Under the previous law, companies were not required to collect sales tax on every purchase. The court has now overturned the law where if a business was shipping a product to a state where it was not physically located, it did not have to collect the tax. Technically customers are supposed to pay the tax directly to the state, but the vast number of customers do not do that.

In the cigar industry, the brick and mortar and the large internet/catalog segments of the cigar industry have long been at odds – specifically over discounting. At the same time, many brick and mortar cigar retailers have argued that even when it came to smaller online companies, they had an unfair advantage over them because in most cases the online company was not forced to collect a tax.

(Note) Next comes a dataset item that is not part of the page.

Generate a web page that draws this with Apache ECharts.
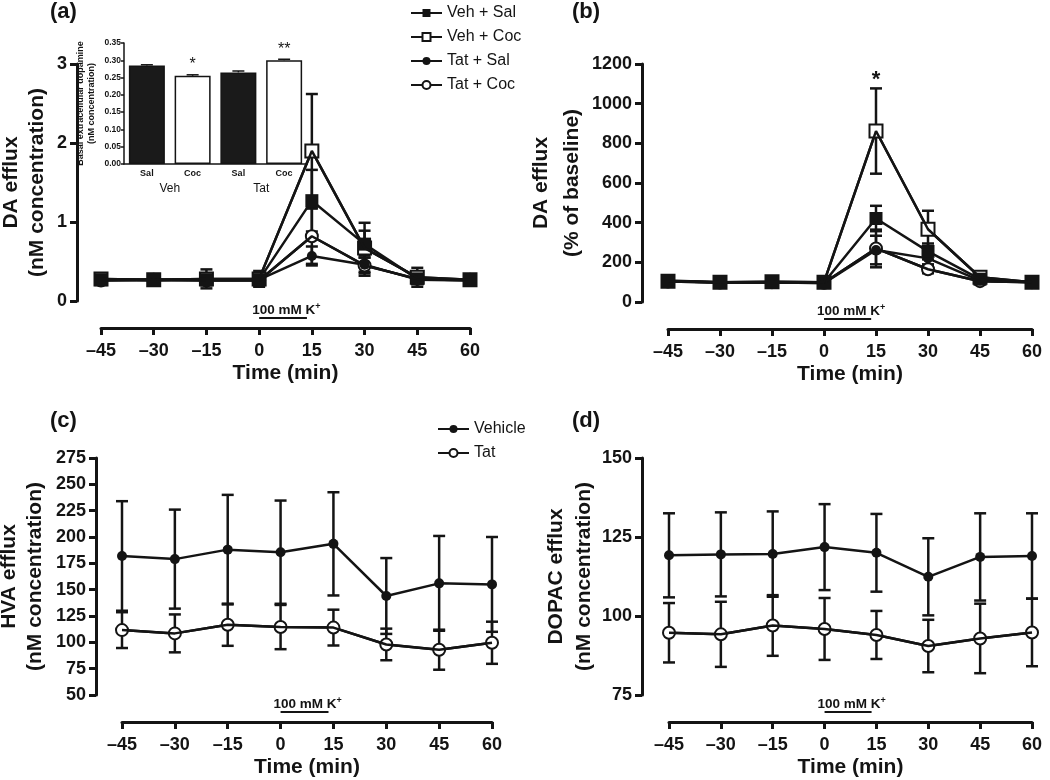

The Marketplace Fairness Act attempted to introduce such legislation to force states to collect sales tax on internet purchases. It was introduced by Congress in 2011 and in 2013 was approved by the U.S. Senate; however both times, the U.S. House of Representatives voted against it. This Act was a response to try to overturn a previous Supreme Court ruling (Quill Corporation v. North Dakota) a 1992 ruling that ruled against collecting such taxes.

Justices Anthony Kennedy, Clarence Thomas, Ruth Bader Ginsburg, Samuel Alito, and Neil Gorsuch voted in favor of the decision while Chief Justice John Roberts and Justices Steven Breyer, Elena Kagen, and Sonia Sotomayor were the dissenting votes.

Pennsylvania, Florida, and New Hampshire are all states that have been attractive to internet/catalog sales because they don’t have a tobacco tax. However, Pennsylvania and Florida each have a six percent state sales tax, and now could be in a position to collect that tax should legislation be passed. Meanwhile, New Hampshire remains both sales tax-free and tobacco tax fee.